(begin)
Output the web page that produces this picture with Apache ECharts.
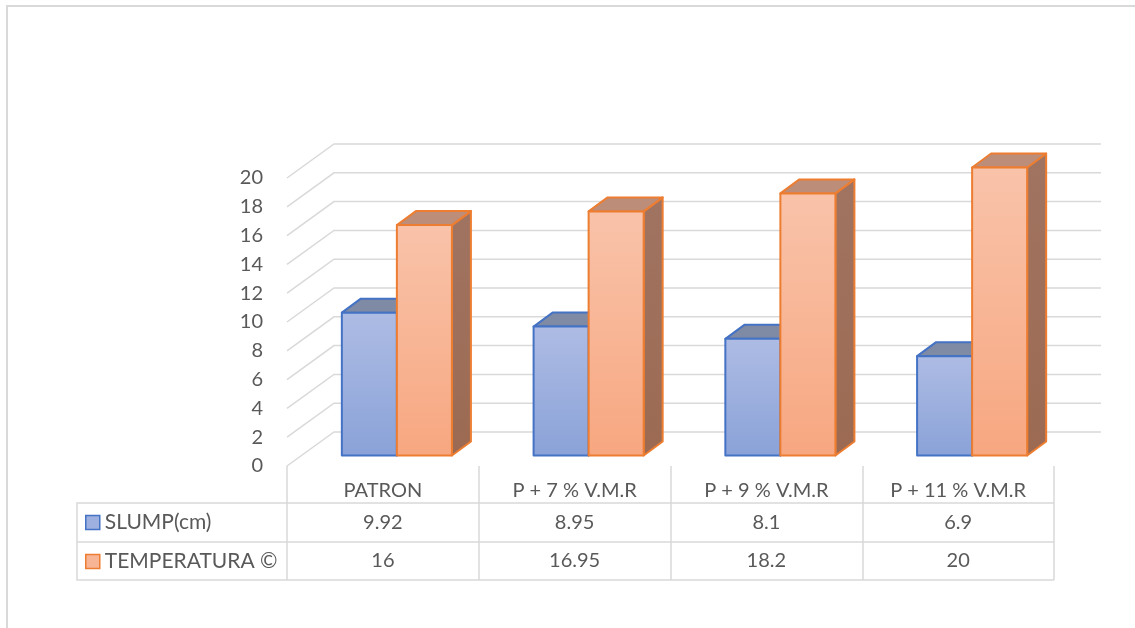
<!DOCTYPE html>
<html>
<head>
<meta charset="utf-8">
<script src="https://cdn.jsdelivr.net/npm/echarts@6/dist/echarts.min.js"></script>
<style>
  html, body { margin: 0; padding: 0; background: #fff; }
  #chart { width: 1135px; height: 628px; }
</style>
</head>
<body>
<div id="chart"></div>
<script>
// datos del gráfico
const categories = ['PATRON', 'P + 7 % V.M.R', 'P + 9 % V.M.R', 'P + 11 % V.M.R']
const slump = [9.92, 8.95, 8.1, 6.9]
const temperatura = [16, 16.95, 18.2, 20]
const seriesNames = ['SLUMP(cm)', 'TEMPERATURA ©']
const yTicks = [0, 2, 4, 6, 8, 10, 12, 14, 16, 18, 20]

const FONT = 'Lato'
const TEXT = '#595959'
const GRID_COLOR = '#D9D9D9'

// perspectiva 3D (pared del fondo y plano de las barras)
const WALL_DX = 47
const WALL_DY = 34
const BAR_DX = 14
const BAR_DY = 10.5
const DEPTH_DX = 19
const DEPTH_DY = 14

// filas de la tabla de datos
const ROW_Y = [523, 561]

const styles = [
  {
    front: ['#AEBCE4', '#8AA2D8'],
    side: '#5E6E93',
    top: '#7F8BA5',
    stroke: '#4472C4',
  },
  {
    front: ['#F9C3AA', '#F7A780'],
    side: ['#A07462', '#9C6A52'],
    top: '#BC8E7A',
    stroke: '#ED7D31',
  },
]

const chart = echarts.init(document.getElementById('chart'))

function gradient(c) {
  if (typeof c === 'string')
    return c
  return new echarts.graphic.LinearGradient(0, 0, 0, 1, [
    { offset: 0, color: c[0] },
    { offset: 1, color: c[1] },
  ])
}

// líneas de la cuadrícula: diagonal del suelo + pared del fondo
function renderGrid(params, api) {
  const cs = params.coordSys
  const y = api.coord([0, api.value(0)])[1]
  return {
    type: 'polyline',
    shape: {
      points: [
        [cs.x, y],
        [cs.x + WALL_DX, y - WALL_DY],
        [cs.x + cs.width + WALL_DX, y - WALL_DY],
      ],
    },
    style: { stroke: GRID_COLOR, lineWidth: 1.5, fill: null },
    silent: true,
  }
}

// caja 3D + celda de la tabla
function makeBarRenderer(idx) {
  const st = styles[idx]
  return function (params, api) {
    const i = api.value(0)
    const v = api.value(1)
    const band = api.size([1, 0])[0]
    const w = band * 0.287
    const cx = api.coord([i, 0])[0] + BAR_DX
    const x0 = idx === 0 ? cx - w : cx
    const x1 = x0 + w
    const yb = api.coord([i, 0])[1] - BAR_DY
    const yt = api.coord([i, v])[1] - BAR_DY
    const lineStyle = { stroke: st.stroke, lineWidth: 2, lineJoin: 'round' }
    return {
      type: 'group',
      children: [
        {
          type: 'polygon',
          shape: { points: [[x1, yt], [x1 + DEPTH_DX, yt - DEPTH_DY], [x1 + DEPTH_DX, yb - DEPTH_DY], [x1, yb]] },
          style: Object.assign({ fill: gradient(st.side) }, lineStyle),
        },
        {
          type: 'polygon',
          shape: { points: [[x0, yt], [x0 + DEPTH_DX, yt - DEPTH_DY], [x1 + DEPTH_DX, yt - DEPTH_DY], [x1, yt]] },
          style: Object.assign({ fill: st.top }, lineStyle),
        },
        {
          type: 'rect',
          shape: { x: x0, y: yt, width: w, height: yb - yt },
          style: Object.assign({ fill: gradient(st.front) }, lineStyle),
        },
        {
          type: 'text',
          x: api.coord([i, 0])[0],
          y: ROW_Y[idx],
          style: {
            text: String(v),
            font: `20px ${FONT}`,
            fill: TEXT,
            align: 'center',
            verticalAlign: 'middle',
          },
        },
      ],
    }
  }
}

chart.setOption({
  animation: false,
  textStyle: { fontFamily: FONT },
  grid: { left: 287, right: 81, top: 178, height: 288 },
  legend: {
    orient: 'vertical',
    left: 85,
    top: 512,
    padding: 0,
    itemGap: 18,
    itemWidth: 14,
    itemHeight: 14,
    icon: 'rect',
    selectedMode: false,
    textStyle: { color: TEXT, fontSize: 21, lineHeight: 20, fontFamily: FONT },
    data: [
      { name: seriesNames[0], itemStyle: { color: '#9DB0E0', borderColor: '#4472C4', borderWidth: 1.5 } },
      { name: seriesNames[1], itemStyle: { color: '#F8B596', borderColor: '#ED7D31', borderWidth: 1.5 } },
    ],
  },
  xAxis: {
    type: 'category',
    data: categories,
    axisLine: { show: false },
    axisTick: { show: true, length: 114, lineStyle: { color: GRID_COLOR, width: 1.5 } },
    axisLabel: { color: TEXT, fontSize: 20, fontFamily: FONT, margin: 15 },
    splitLine: { show: false },
  },
  yAxis: {
    type: 'value',
    min: 0,
    max: 20,
    interval: 2,
    axisLine: { show: false },
    axisTick: { show: false },
    axisLabel: { color: TEXT, fontSize: 20, fontFamily: FONT, margin: 24 },
    splitLine: { show: false },
  },
  graphic: [
    // borde del área del gráfico
    { type: 'rect', shape: { x: 7, y: 6, width: 1200, height: 700 }, style: { fill: null, stroke: GRID_COLOR, lineWidth: 2 }, silent: true },
    // líneas de la tabla
    { type: 'polyline', shape: { points: [[1054, 503], [77, 503], [77, 580], [1054, 580]] }, style: { stroke: GRID_COLOR, lineWidth: 1.5, fill: null }, silent: true },
    { type: 'line', shape: { x1: 77, y1: 542, x2: 1054, y2: 542 }, style: { stroke: GRID_COLOR, lineWidth: 1.5 }, silent: true },
  ],
  series: [
    {
      type: 'custom',
      name: 'grid',
      renderItem: renderGrid,
      data: yTicks.map(t => [t]),
      z: 1,
      silent: true,
    },
    {
      type: 'custom',
      name: seriesNames[0],
      renderItem: makeBarRenderer(0),
      data: slump.map((v, i) => [i, v]),
      z: 2,
    },
    {
      type: 'custom',
      name: seriesNames[1],
      renderItem: makeBarRenderer(1),
      data: temperatura.map((v, i) => [i, v]),
      z: 3,
    },
  ],
})
</script>
</body>
</html>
(end)
Exercise details. Retype everything in the material word for word, minus pictures.

Solution below.
Output the web page that produces this picture with Apache ECharts.
<!DOCTYPE html>
<html>
<head>
<meta charset="utf-8">
<script src="https://cdn.jsdelivr.net/npm/echarts@6/dist/echarts.min.js"></script>
<style>
  html, body { margin: 0; padding: 0; background: #fff; }
  #chart { width: 1135px; height: 628px; }
</style>
</head>
<body>
<div id="chart"></div>
<script>
// datos del gráfico
const categories = ['PATRON', 'P + 7 % V.M.R', 'P + 9 % V.M.R', 'P + 11 % V.M.R']
const slump = [9.92, 8.95, 8.1, 6.9]
const temperatura = [16, 16.95, 18.2, 20]
const seriesNames = ['SLUMP(cm)', 'TEMPERATURA ©']
const yTicks = [0, 2, 4, 6, 8, 10, 12, 14, 16, 18, 20]

const FONT = 'Lato'
const TEXT = '#595959'
const GRID_COLOR = '#D9D9D9'

// perspectiva 3D (pared del fondo y plano de las barras)
const WALL_DX = 47
const WALL_DY = 34
const BAR_DX = 14
const BAR_DY = 10.5
const DEPTH_DX = 19
const DEPTH_DY = 14

// filas de la tabla de datos
const ROW_Y = [523, 561]

const styles = [
  {
    front: ['#AEBCE4', '#8AA2D8'],
    side: '#5E6E93',
    top: '#7F8BA5',
    stroke: '#4472C4',
  },
  {
    front: ['#F9C3AA', '#F7A780'],
    side: ['#A07462', '#9C6A52'],
    top: '#BC8E7A',
    stroke: '#ED7D31',
  },
]

const chart = echarts.init(document.getElementById('chart'))

function gradient(c) {
  if (typeof c === 'string')
    return c
  return new echarts.graphic.LinearGradient(0, 0, 0, 1, [
    { offset: 0, color: c[0] },
    { offset: 1, color: c[1] },
  ])
}

// líneas de la cuadrícula: diagonal del suelo + pared del fondo
function renderGrid(params, api) {
  const cs = params.coordSys
  const y = api.coord([0, api.value(0)])[1]
  return {
    type: 'polyline',
    shape: {
      points: [
        [cs.x, y],
        [cs.x + WALL_DX, y - WALL_DY],
        [cs.x + cs.width + WALL_DX, y - WALL_DY],
      ],
    },
    style: { stroke: GRID_COLOR, lineWidth: 1.5, fill: null },
    silent: true,
  }
}

// caja 3D + celda de la tabla
function makeBarRenderer(idx) {
  const st = styles[idx]
  return function (params, api) {
    const i = api.value(0)
    const v = api.value(1)
    const band = api.size([1, 0])[0]
    const w = band * 0.287
    const cx = api.coord([i, 0])[0] + BAR_DX
    const x0 = idx === 0 ? cx - w : cx
    const x1 = x0 + w
    const yb = api.coord([i, 0])[1] - BAR_DY
    const yt = api.coord([i, v])[1] - BAR_DY
    const lineStyle = { stroke: st.stroke, lineWidth: 2, lineJoin: 'round' }
    return {
      type: 'group',
      children: [
        {
          type: 'polygon',
          shape: { points: [[x1, yt], [x1 + DEPTH_DX, yt - DEPTH_DY], [x1 + DEPTH_DX, yb - DEPTH_DY], [x1, yb]] },
          style: Object.assign({ fill: gradient(st.side) }, lineStyle),
        },
        {
          type: 'polygon',
          shape: { points: [[x0, yt], [x0 + DEPTH_DX, yt - DEPTH_DY], [x1 + DEPTH_DX, yt - DEPTH_DY], [x1, yt]] },
          style: Object.assign({ fill: st.top }, lineStyle),
        },
        {
          type: 'rect',
          shape: { x: x0, y: yt, width: w, height: yb - yt },
          style: Object.assign({ fill: gradient(st.front) }, lineStyle),
        },
        {
          type: 'text',
          x: api.coord([i, 0])[0],
          y: ROW_Y[idx],
          style: {
            text: String(v),
            font: `20px ${FONT}`,
            fill: TEXT,
            align: 'center',
            verticalAlign: 'middle',
          },
        },
      ],
    }
  }
}

chart.setOption({
  animation: false,
  textStyle: { fontFamily: FONT },
  grid: { left: 287, right: 81, top: 178, height: 288 },
  legend: {
    orient: 'vertical',
    left: 85,
    top: 512,
    padding: 0,
    itemGap: 18,
    itemWidth: 14,
    itemHeight: 14,
    icon: 'rect',
    selectedMode: false,
    textStyle: { color: TEXT, fontSize: 21, lineHeight: 20, fontFamily: FONT },
    data: [
      { name: seriesNames[0], itemStyle: { color: '#9DB0E0', borderColor: '#4472C4', borderWidth: 1.5 } },
      { name: seriesNames[1], itemStyle: { color: '#F8B596', borderColor: '#ED7D31', borderWidth: 1.5 } },
    ],
  },
  xAxis: {
    type: 'category',
    data: categories,
    axisLine: { show: false },
    axisTick: { show: true, length: 114, lineStyle: { color: GRID_COLOR, width: 1.5 } },
    axisLabel: { color: TEXT, fontSize: 20, fontFamily: FONT, margin: 15 },
    splitLine: { show: false },
  },
  yAxis: {
    type: 'value',
    min: 0,
    max: 20,
    interval: 2,
    axisLine: { show: false },
    axisTick: { show: false },
    axisLabel: { color: TEXT, fontSize: 20, fontFamily: FONT, margin: 24 },
    splitLine: { show: false },
  },
  graphic: [
    // borde del área del gráfico
    { type: 'rect', shape: { x: 7, y: 6, width: 1200, height: 700 }, style: { fill: null, stroke: GRID_COLOR, lineWidth: 2 }, silent: true },
    // líneas de la tabla
    { type: 'polyline', shape: { points: [[1054, 503], [77, 503], [77, 580], [1054, 580]] }, style: { stroke: GRID_COLOR, lineWidth: 1.5, fill: null }, silent: true },
    { type: 'line', shape: { x1: 77, y1: 542, x2: 1054, y2: 542 }, style: { stroke: GRID_COLOR, lineWidth: 1.5 }, silent: true },
  ],
  series: [
    {
      type: 'custom',
      name: 'grid',
      renderItem: renderGrid,
      data: yTicks.map(t => [t]),
      z: 1,
      silent: true,
    },
    {
      type: 'custom',
      name: seriesNames[0],
      renderItem: makeBarRenderer(0),
      data: slump.map((v, i) => [i, v]),
      z: 2,
    },
    {
      type: 'custom',
      name: seriesNames[1],
      renderItem: makeBarRenderer(1),
      data: temperatura.map((v, i) => [i, v]),
      z: 3,
    },
  ],
})
</script>
</body>
</html>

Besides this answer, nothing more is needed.